Сам Румянцев был едва за сорок. Свежий, подтянутый, с наголо бритой головой, он был бы похож на комбрига Котовского – если бы легендарный герой носил очки в щегольской заграничной оправе. Иван Харитонович и держался не по-советски. Всегда корректный, сдержанный, никогда не повышающий голоса, со всеми без исключения на «вы», но при этом умеющий внушать трепет. В институте директора не любили, но уважали. Еще бы – он, собственно, и был ВИХР, Всесоюзный институт хирургии имени Румянцева, головное медицинское учреждение страны, работники которого гордо именовали себя «вихревцами».
Имя институту, правда, дал не Иван Харитонович, а его покойный отец, великий хирург Харитон Румянцев. Директорство перешло к сыну по наследству, и Румянцевский институт теперь был институтом Румянцева-младшего. «Инфант», как его раньше называли за глаза, не просто взошел на трон, но превратился в абсолютного монарха. Он занимал три должности – в институте, в президиуме Академии и в министерстве обороны, получал три оклада плюс гонорары за научные публикации, в том числе иностранные. Кто-то подглядел в ведомости, что Румянцев платит партвзносы с суммы в пятьдесят тысяч. Это пятилетняя зарплата участкового врача. А еще Иван Харитонович являлся депутатом Верховного Совета РСФСР.

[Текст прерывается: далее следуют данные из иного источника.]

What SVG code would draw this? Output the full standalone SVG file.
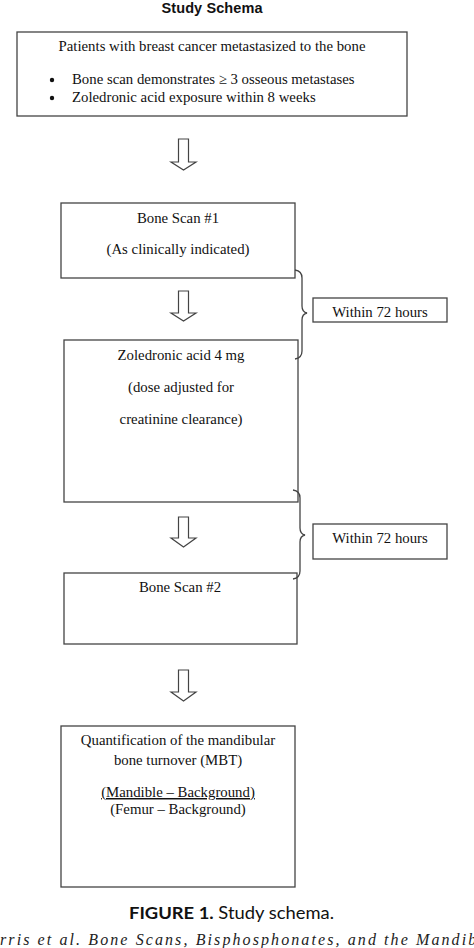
<svg xmlns="http://www.w3.org/2000/svg" width="474" height="948" viewBox="0 0 474 948">
<style>
.box{fill:#fff;stroke:#444;stroke-width:1.3}
.t{font-family:"Liberation Serif","Times New Roman",serif;font-size:14.8px;fill:#111}
.c{text-anchor:middle}
.arr{fill:#fff;stroke:#444;stroke-width:1.2;stroke-linejoin:miter}
.br{fill:none;stroke:#444;stroke-width:1.3}
</style>
<rect width="474" height="948" fill="#fff"/>
<text x="212" y="13" text-anchor="middle" font-family="'Liberation Sans',Arial,sans-serif" font-weight="bold" font-size="14.5" textLength="101" fill="#111">Study Schema</text>

<g id="n1">
<rect class="box" x="17" y="32" width="390" height="84"/>
<text class="t c" x="212" y="51">Patients with breast cancer metastasized to the bone</text>
<circle cx="52" cy="80" r="2.2" fill="#111"/>
<circle cx="52" cy="98" r="2.2" fill="#111"/>
<text class="t" x="72" y="84">Bone scan demonstrates ≥ 3 osseous metastases</text>
<text class="t" x="72" y="102">Zoledronic acid exposure within 8 weeks</text>
</g>

<g id="n2">
<rect class="box" x="61" y="203" width="234" height="75"/>
<text class="t c" x="178" y="223">Bone Scan #1</text>
<text class="t c" x="178" y="254">(As clinically indicated)</text>
</g>

<g id="n3">
<rect class="box" x="64" y="340" width="234" height="162"/>
<text class="t c" x="181" y="360">Zoledronic acid 4 mg</text>
<text class="t c" x="181" y="392">(dose adjusted for</text>
<text class="t c" x="181" y="424">creatinine clearance)</text>
</g>

<g id="n4">
<rect class="box" x="64" y="573" width="233" height="71"/>
<text class="t c" x="180" y="592">Bone Scan #2</text>
</g>

<g id="n5">
<rect class="box" x="61" y="726" width="234" height="161"/>
<text class="t c" x="178" y="745">Quantification of the mandibular</text>
<text class="t c" x="178" y="765">bone turnover (MBT)</text>
<text class="t c" x="178" y="797" text-decoration="underline">(Mandible – Background)</text>
<text class="t c" x="178" y="814">(Femur – Background)</text>
</g>

<g id="w1">
<rect class="box" x="313" y="298" width="134" height="24"/>
<text class="t c" x="380" y="317">Within 72 hours</text>
</g>

<g id="w2">
<rect class="box" x="313" y="524" width="134" height="35"/>
<text class="t c" x="380" y="543">Within 72 hours</text>
</g>

<g id="connectors">
<path class="arr" d="M178.5 139 H188.5 V162 H196 L183.5 170 L171 162 H178.5 Z"/>
<path class="arr" d="M178.5 291 H188.5 V313 H196 L183.5 321 L171 313 H178.5 Z"/>
<path class="arr" d="M178.5 517 H188.5 V538 H196 L183.5 547 L171 538 H178.5 Z"/>
<path class="arr" d="M178.5 670 H188.5 V692 H196 L183.5 701 L171 692 H178.5 Z"/>
<path class="br" d="M295 270 Q302 271 302 278 V306 Q302 312 307 313 Q302 314 302 320 V351 Q302 358 295 359"/>
<path class="br" d="M293 490 Q300 491 300 498 V528 Q300 534 305 535 Q300 536 300 542 V571 Q300 578 293 579"/>
</g>

<text x="129" y="919" font-family="Lato,'Liberation Sans',sans-serif" font-size="17.5" fill="#111" textLength="205" lengthAdjust="spacingAndGlyphs"><tspan font-weight="bold">FIGURE 1.</tspan> Study schema.</text>
<text x="0" y="945" font-family="'Liberation Serif','Times New Roman',serif" font-style="italic" font-size="16" fill="#222" textLength="492" lengthAdjust="spacing">rris et al. Bone Scans, Bisphosphonates, and the Mandible</text>
</svg>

Остроумец Лукерьев как-то сказал, что институт существует в условиях просвещенного абсолютизма. В российской истории это далеко не худший режим власти, ответил ему тогда Антон Маркович.
Главное, что директор ценил в сотрудниках деловые качества и знания, а не покладистость или подхалимство. К начальнику анестезиологического отделения Клобукову, например, относился с уважением, на сложных операциях приглашал к себе в ассистенты.
Поднялись в кабинет.
Он был мемориальный, как при Румянцеве-первом, с массивной дореволюционной мебелью, с портретами вождей и медицинских светил, с бронзовым бюстом покойного Харитона Александровича, но под Пироговым и Сеченовым на стене висели фотографии лошадей. Директор увлекался верховой ездой, на ипподроме для него держали личного донского рысака. Еще Антон Маркович заметил под вешалкой спортивную сумку, из которой торчали теннисные ракетки. Одним словом, это был деятель нового поколения, не похожий на прежних титанов медицины, что носили круглые академические ермолки и бородки клинышком. На столе потрескивала заграничная лампа дневного света, озаряла старое зеленое сукно холодным сиянием технического прогресса.
Терять время на пустые разговоры Иван Харитонович не любил.
Усадив Клобукова в кресло и сам сев напротив, сразу без предисловий приступил к делу.
– Митрофанов рассказал мне о вашей беседе. Был очень удивлен. На его памяти никто от такого предложения еще не отказывался. Причина?
Антон Маркович вздохнул и повторил то же, что ответил на прошлой неделе секретарю парткома:
– Я не считаю себя созревшим для вступления в партию. А поскольку мне скоро шестьдесят, то, видимо, уже и не созрею. Такой уж я человек. Считайте меня продуктом старорежимной аполитичности.
Еще совсем недавно объявить себя аполитичным было бы рискованно, но сейчас можно себе позволить.